_What the task asks_. Pictures in the data below are not part of the copy; transcribe everything else exactly.

_Raw data_.
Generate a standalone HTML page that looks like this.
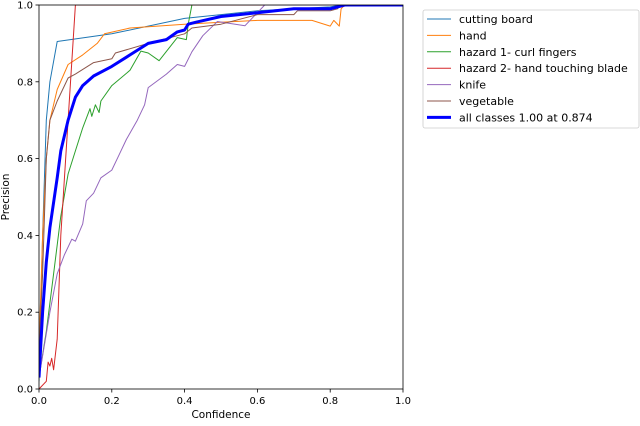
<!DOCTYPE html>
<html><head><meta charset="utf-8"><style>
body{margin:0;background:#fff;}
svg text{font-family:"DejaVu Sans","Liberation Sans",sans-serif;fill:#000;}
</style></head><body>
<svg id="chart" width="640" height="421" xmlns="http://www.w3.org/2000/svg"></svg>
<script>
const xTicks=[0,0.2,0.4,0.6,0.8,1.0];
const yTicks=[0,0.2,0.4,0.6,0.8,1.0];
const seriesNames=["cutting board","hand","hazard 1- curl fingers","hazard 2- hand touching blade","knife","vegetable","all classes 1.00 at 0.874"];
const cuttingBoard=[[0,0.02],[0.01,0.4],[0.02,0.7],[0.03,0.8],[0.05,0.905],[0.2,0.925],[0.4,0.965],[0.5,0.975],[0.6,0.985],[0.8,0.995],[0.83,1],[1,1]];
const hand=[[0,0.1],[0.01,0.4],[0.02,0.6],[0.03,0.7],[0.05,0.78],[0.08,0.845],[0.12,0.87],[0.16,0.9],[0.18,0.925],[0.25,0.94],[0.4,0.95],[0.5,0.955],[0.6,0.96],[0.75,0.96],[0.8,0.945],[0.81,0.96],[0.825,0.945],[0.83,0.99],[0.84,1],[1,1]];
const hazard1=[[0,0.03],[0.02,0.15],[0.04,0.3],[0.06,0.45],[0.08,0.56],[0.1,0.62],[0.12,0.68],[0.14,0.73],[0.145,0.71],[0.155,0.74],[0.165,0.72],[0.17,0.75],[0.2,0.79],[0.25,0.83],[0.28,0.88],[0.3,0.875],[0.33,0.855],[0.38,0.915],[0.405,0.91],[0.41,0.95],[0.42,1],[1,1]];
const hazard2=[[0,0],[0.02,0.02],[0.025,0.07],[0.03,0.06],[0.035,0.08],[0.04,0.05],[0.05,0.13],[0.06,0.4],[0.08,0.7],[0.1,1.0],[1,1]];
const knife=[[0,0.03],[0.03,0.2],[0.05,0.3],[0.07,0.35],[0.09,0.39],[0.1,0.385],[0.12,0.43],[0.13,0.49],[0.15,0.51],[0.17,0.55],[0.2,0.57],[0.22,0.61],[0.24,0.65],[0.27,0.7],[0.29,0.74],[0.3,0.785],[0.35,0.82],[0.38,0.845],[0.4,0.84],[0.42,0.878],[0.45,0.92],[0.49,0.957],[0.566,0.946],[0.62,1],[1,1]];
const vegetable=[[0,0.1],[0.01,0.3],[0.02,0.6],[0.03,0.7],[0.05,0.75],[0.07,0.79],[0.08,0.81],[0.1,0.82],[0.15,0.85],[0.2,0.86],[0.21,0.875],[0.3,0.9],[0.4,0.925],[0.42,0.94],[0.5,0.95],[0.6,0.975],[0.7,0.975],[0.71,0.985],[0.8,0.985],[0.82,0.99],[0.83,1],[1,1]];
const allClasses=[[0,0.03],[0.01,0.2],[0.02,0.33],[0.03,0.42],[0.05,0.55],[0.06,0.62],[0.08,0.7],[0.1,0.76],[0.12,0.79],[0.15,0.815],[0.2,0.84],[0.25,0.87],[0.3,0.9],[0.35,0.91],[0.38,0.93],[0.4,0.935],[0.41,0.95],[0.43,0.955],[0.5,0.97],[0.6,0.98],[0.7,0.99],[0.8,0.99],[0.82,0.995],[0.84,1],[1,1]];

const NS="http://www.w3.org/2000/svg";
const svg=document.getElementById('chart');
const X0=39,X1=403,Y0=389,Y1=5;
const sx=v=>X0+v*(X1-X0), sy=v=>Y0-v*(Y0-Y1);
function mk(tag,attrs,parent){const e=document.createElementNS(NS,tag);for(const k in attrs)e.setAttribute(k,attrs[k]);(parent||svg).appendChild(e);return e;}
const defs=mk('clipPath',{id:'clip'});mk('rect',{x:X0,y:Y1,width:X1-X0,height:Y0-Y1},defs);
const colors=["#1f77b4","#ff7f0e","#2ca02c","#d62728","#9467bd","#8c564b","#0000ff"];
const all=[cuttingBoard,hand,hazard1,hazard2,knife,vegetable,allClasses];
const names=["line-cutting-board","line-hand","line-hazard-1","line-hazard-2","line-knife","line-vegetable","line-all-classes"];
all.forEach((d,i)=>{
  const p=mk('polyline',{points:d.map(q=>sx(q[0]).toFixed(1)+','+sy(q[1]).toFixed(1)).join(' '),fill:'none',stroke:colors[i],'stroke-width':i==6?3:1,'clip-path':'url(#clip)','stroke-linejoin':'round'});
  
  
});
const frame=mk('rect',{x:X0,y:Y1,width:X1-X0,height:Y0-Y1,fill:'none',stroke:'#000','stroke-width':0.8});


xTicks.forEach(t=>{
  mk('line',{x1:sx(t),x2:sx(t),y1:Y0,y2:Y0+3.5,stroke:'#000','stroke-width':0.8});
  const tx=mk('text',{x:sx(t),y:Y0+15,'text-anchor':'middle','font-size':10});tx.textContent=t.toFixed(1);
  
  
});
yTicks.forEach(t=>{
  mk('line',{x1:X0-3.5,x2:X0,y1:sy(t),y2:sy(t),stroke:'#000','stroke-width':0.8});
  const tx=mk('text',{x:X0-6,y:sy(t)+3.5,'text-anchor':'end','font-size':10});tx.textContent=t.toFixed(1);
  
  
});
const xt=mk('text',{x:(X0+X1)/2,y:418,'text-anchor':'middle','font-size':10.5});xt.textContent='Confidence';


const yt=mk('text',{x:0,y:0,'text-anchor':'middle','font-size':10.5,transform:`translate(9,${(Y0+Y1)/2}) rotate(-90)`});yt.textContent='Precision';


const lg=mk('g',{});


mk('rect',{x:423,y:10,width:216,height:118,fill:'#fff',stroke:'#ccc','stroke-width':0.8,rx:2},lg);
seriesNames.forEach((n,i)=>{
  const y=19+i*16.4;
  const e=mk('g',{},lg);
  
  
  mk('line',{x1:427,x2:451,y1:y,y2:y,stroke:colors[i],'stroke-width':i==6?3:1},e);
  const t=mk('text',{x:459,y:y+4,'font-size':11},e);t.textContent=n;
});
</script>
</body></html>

_Result for this exercise_.
Generate a standalone HTML page that looks like this.
<!DOCTYPE html>
<html><head><meta charset="utf-8"><style>
body{margin:0;background:#fff;}
svg text{font-family:"DejaVu Sans","Liberation Sans",sans-serif;fill:#000;}
</style></head><body>
<svg id="chart" width="640" height="421" xmlns="http://www.w3.org/2000/svg"></svg>
<script>
const xTicks=[0,0.2,0.4,0.6,0.8,1.0];
const yTicks=[0,0.2,0.4,0.6,0.8,1.0];
const seriesNames=["cutting board","hand","hazard 1- curl fingers","hazard 2- hand touching blade","knife","vegetable","all classes 1.00 at 0.874"];
const cuttingBoard=[[0,0.02],[0.01,0.4],[0.02,0.7],[0.03,0.8],[0.05,0.905],[0.2,0.925],[0.4,0.965],[0.5,0.975],[0.6,0.985],[0.8,0.995],[0.83,1],[1,1]];
const hand=[[0,0.1],[0.01,0.4],[0.02,0.6],[0.03,0.7],[0.05,0.78],[0.08,0.845],[0.12,0.87],[0.16,0.9],[0.18,0.925],[0.25,0.94],[0.4,0.95],[0.5,0.955],[0.6,0.96],[0.75,0.96],[0.8,0.945],[0.81,0.96],[0.825,0.945],[0.83,0.99],[0.84,1],[1,1]];
const hazard1=[[0,0.03],[0.02,0.15],[0.04,0.3],[0.06,0.45],[0.08,0.56],[0.1,0.62],[0.12,0.68],[0.14,0.73],[0.145,0.71],[0.155,0.74],[0.165,0.72],[0.17,0.75],[0.2,0.79],[0.25,0.83],[0.28,0.88],[0.3,0.875],[0.33,0.855],[0.38,0.915],[0.405,0.91],[0.41,0.95],[0.42,1],[1,1]];
const hazard2=[[0,0],[0.02,0.02],[0.025,0.07],[0.03,0.06],[0.035,0.08],[0.04,0.05],[0.05,0.13],[0.06,0.4],[0.08,0.7],[0.1,1.0],[1,1]];
const knife=[[0,0.03],[0.03,0.2],[0.05,0.3],[0.07,0.35],[0.09,0.39],[0.1,0.385],[0.12,0.43],[0.13,0.49],[0.15,0.51],[0.17,0.55],[0.2,0.57],[0.22,0.61],[0.24,0.65],[0.27,0.7],[0.29,0.74],[0.3,0.785],[0.35,0.82],[0.38,0.845],[0.4,0.84],[0.42,0.878],[0.45,0.92],[0.49,0.957],[0.566,0.946],[0.62,1],[1,1]];
const vegetable=[[0,0.1],[0.01,0.3],[0.02,0.6],[0.03,0.7],[0.05,0.75],[0.07,0.79],[0.08,0.81],[0.1,0.82],[0.15,0.85],[0.2,0.86],[0.21,0.875],[0.3,0.9],[0.4,0.925],[0.42,0.94],[0.5,0.95],[0.6,0.975],[0.7,0.975],[0.71,0.985],[0.8,0.985],[0.82,0.99],[0.83,1],[1,1]];
const allClasses=[[0,0.03],[0.01,0.2],[0.02,0.33],[0.03,0.42],[0.05,0.55],[0.06,0.62],[0.08,0.7],[0.1,0.76],[0.12,0.79],[0.15,0.815],[0.2,0.84],[0.25,0.87],[0.3,0.9],[0.35,0.91],[0.38,0.93],[0.4,0.935],[0.41,0.95],[0.43,0.955],[0.5,0.97],[0.6,0.98],[0.7,0.99],[0.8,0.99],[0.82,0.995],[0.84,1],[1,1]];

const NS="http://www.w3.org/2000/svg";
const svg=document.getElementById('chart');
const X0=39,X1=403,Y0=389,Y1=5;
const sx=v=>X0+v*(X1-X0), sy=v=>Y0-v*(Y0-Y1);
function mk(tag,attrs,parent){const e=document.createElementNS(NS,tag);for(const k in attrs)e.setAttribute(k,attrs[k]);(parent||svg).appendChild(e);return e;}
const defs=mk('clipPath',{id:'clip'});mk('rect',{x:X0,y:Y1,width:X1-X0,height:Y0-Y1},defs);
const colors=["#1f77b4","#ff7f0e","#2ca02c","#d62728","#9467bd","#8c564b","#0000ff"];
const all=[cuttingBoard,hand,hazard1,hazard2,knife,vegetable,allClasses];
const names=["line-cutting-board","line-hand","line-hazard-1","line-hazard-2","line-knife","line-vegetable","line-all-classes"];
all.forEach((d,i)=>{
  const p=mk('polyline',{points:d.map(q=>sx(q[0]).toFixed(1)+','+sy(q[1]).toFixed(1)).join(' '),fill:'none',stroke:colors[i],'stroke-width':i==6?3:1,'clip-path':'url(#clip)','stroke-linejoin':'round'});
  
  
});
const frame=mk('rect',{x:X0,y:Y1,width:X1-X0,height:Y0-Y1,fill:'none',stroke:'#000','stroke-width':0.8});


xTicks.forEach(t=>{
  mk('line',{x1:sx(t),x2:sx(t),y1:Y0,y2:Y0+3.5,stroke:'#000','stroke-width':0.8});
  const tx=mk('text',{x:sx(t),y:Y0+15,'text-anchor':'middle','font-size':10});tx.textContent=t.toFixed(1);
  
  
});
yTicks.forEach(t=>{
  mk('line',{x1:X0-3.5,x2:X0,y1:sy(t),y2:sy(t),stroke:'#000','stroke-width':0.8});
  const tx=mk('text',{x:X0-6,y:sy(t)+3.5,'text-anchor':'end','font-size':10});tx.textContent=t.toFixed(1);
  
  
});
const xt=mk('text',{x:(X0+X1)/2,y:418,'text-anchor':'middle','font-size':10.5});xt.textContent='Confidence';


const yt=mk('text',{x:0,y:0,'text-anchor':'middle','font-size':10.5,transform:`translate(9,${(Y0+Y1)/2}) rotate(-90)`});yt.textContent='Precision';


const lg=mk('g',{});


mk('rect',{x:423,y:10,width:216,height:118,fill:'#fff',stroke:'#ccc','stroke-width':0.8,rx:2},lg);
seriesNames.forEach((n,i)=>{
  const y=19+i*16.4;
  const e=mk('g',{},lg);
  
  
  mk('line',{x1:427,x2:451,y1:y,y2:y,stroke:colors[i],'stroke-width':i==6?3:1},e);
  const t=mk('text',{x:459,y:y+4,'font-size':11},e);t.textContent=n;
});
</script>
</body></html>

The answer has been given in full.